### [Given information]
----

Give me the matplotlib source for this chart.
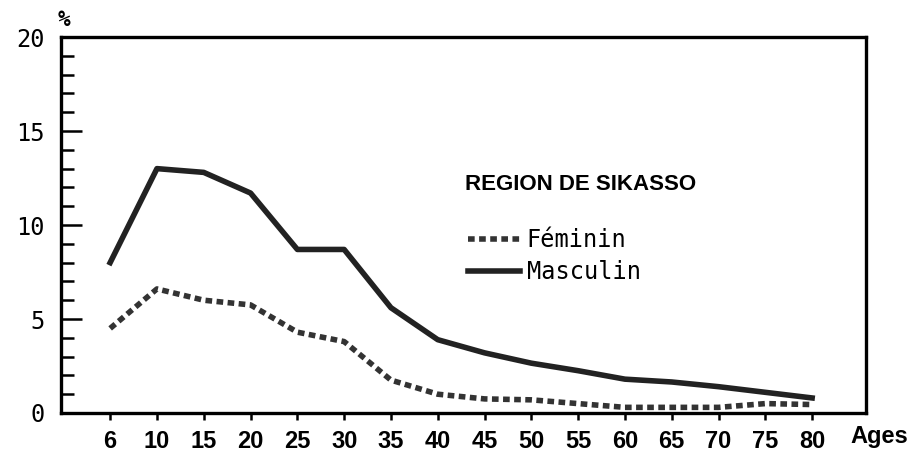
import numpy as np
import matplotlib.pyplot as plt
from matplotlib.ticker import MultipleLocator

# age groups (plotted at evenly spaced positions)
ages = ['6', '10', '15', '20', '25', '30', '35', '40', '45', '50', '55', '60', '65', '70', '75', '80']
feminin = [4.5, 6.6, 6.0, 5.75, 4.3, 3.8, 1.75, 1.0, 0.75, 0.7, 0.5, 0.3, 0.3, 0.3, 0.5, 0.45]
masculin = [8.0, 13.0, 12.8, 11.7, 8.7, 8.7, 5.6, 3.9, 3.2, 2.65, 2.25, 1.8, 1.65, 1.4, 1.1, 0.8]

x = np.arange(len(ages))
bold_font = ['Liberation Sans', 'DejaVu Sans']

fig = plt.figure(figsize=(9.08, 4.63), dpi=100)
ax = fig.add_axes([0.0672, 0.108, 0.8865, 0.812])

ax.plot(x, feminin, color='#333333', lw=4, dashes=(1.2, 0.8), solid_capstyle='butt',
        label='Féminin')
ax.plot(x, masculin, color='#222222', lw=4, label='Masculin')

ax.set_xlim(-1.05, 16.15)
ax.set_ylim(0, 20)

for s in ax.spines.values():
    s.set_linewidth(2.4)

# y axis: inward ticks, minor every unit
ax.yaxis.set_major_locator(MultipleLocator(5))
ax.yaxis.set_minor_locator(MultipleLocator(1))
ax.tick_params(axis='y', which='major', direction='in', length=15, width=1.8,
               labelsize=17, pad=12)
ax.tick_params(axis='y', which='minor', direction='in', length=9, width=1.8)
for lab in ax.get_yticklabels():
    lab.set_family('DejaVu Sans Mono')

# x axis: small outward ticks at the age groups
ax.set_xticks(x)
ax.set_xticklabels(ages, family=bold_font, fontweight='bold', fontsize=17)
ax.tick_params(axis='x', which='major', direction='out', length=5, width=1.8, pad=7)
ax.tick_params(axis='x', which='minor', bottom=False)

fig.text(58 / 908, 1 - 30 / 463, '%', fontsize=15, fontweight='bold', ha='left',
         va='bottom', family='DejaVu Sans Mono')
fig.text(879 / 908, 1 - 437 / 463, 'Ages', fontsize=17, fontweight='bold',
         ha='center', va='center', family=bold_font)

fig.text(465 / 908, 1 - 185 / 463, 'REGION DE SIKASSO', fontsize=16,
         fontweight='bold', ha='left', va='center', family=bold_font)
leg = ax.legend(loc='upper left', bbox_to_anchor=(456 / 908, 1 - 216 / 463),
                bbox_transform=fig.transFigure, frameon=False, borderpad=0,
                handlelength=2.2, handletextpad=0.3, labelspacing=0.35,
                prop={'family': 'DejaVu Sans Mono', 'size': 17})

fig.savefig('out.png', dpi=100)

----

### [Exercise aim]
Copy exactly the lines running from the beginning of the listing through the line that has "ha='center', va='center', family=bold_font)". Drop the pictures.

### [Result]
Give me the matplotlib source for this chart.
import numpy as np
import matplotlib.pyplot as plt
from matplotlib.ticker import MultipleLocator

# age groups (plotted at evenly spaced positions)
ages = ['6', '10', '15', '20', '25', '30', '35', '40', '45', '50', '55', '60', '65', '70', '75', '80']
feminin = [4.5, 6.6, 6.0, 5.75, 4.3, 3.8, 1.75, 1.0, 0.75, 0.7, 0.5, 0.3, 0.3, 0.3, 0.5, 0.45]
masculin = [8.0, 13.0, 12.8, 11.7, 8.7, 8.7, 5.6, 3.9, 3.2, 2.65, 2.25, 1.8, 1.65, 1.4, 1.1, 0.8]

x = np.arange(len(ages))
bold_font = ['Liberation Sans', 'DejaVu Sans']

fig = plt.figure(figsize=(9.08, 4.63), dpi=100)
ax = fig.add_axes([0.0672, 0.108, 0.8865, 0.812])

ax.plot(x, feminin, color='#333333', lw=4, dashes=(1.2, 0.8), solid_capstyle='butt',
        label='Féminin')
ax.plot(x, masculin, color='#222222', lw=4, label='Masculin')

ax.set_xlim(-1.05, 16.15)
ax.set_ylim(0, 20)

for s in ax.spines.values():
    s.set_linewidth(2.4)

# y axis: inward ticks, minor every unit
ax.yaxis.set_major_locator(MultipleLocator(5))
ax.yaxis.set_minor_locator(MultipleLocator(1))
ax.tick_params(axis='y', which='major', direction='in', length=15, width=1.8,
               labelsize=17, pad=12)
ax.tick_params(axis='y', which='minor', direction='in', length=9, width=1.8)
for lab in ax.get_yticklabels():
    lab.set_family('DejaVu Sans Mono')

# x axis: small outward ticks at the age groups
ax.set_xticks(x)
ax.set_xticklabels(ages, family=bold_font, fontweight='bold', fontsize=17)
ax.tick_params(axis='x', which='major', direction='out', length=5, width=1.8, pad=7)
ax.tick_params(axis='x', which='minor', bottom=False)

fig.text(58 / 908, 1 - 30 / 463, '%', fontsize=15, fontweight='bold', ha='left',
         va='bottom', family='DejaVu Sans Mono')
fig.text(879 / 908, 1 - 437 / 463, 'Ages', fontsize=17, fontweight='bold',
         ha='center', va='center', family=bold_font)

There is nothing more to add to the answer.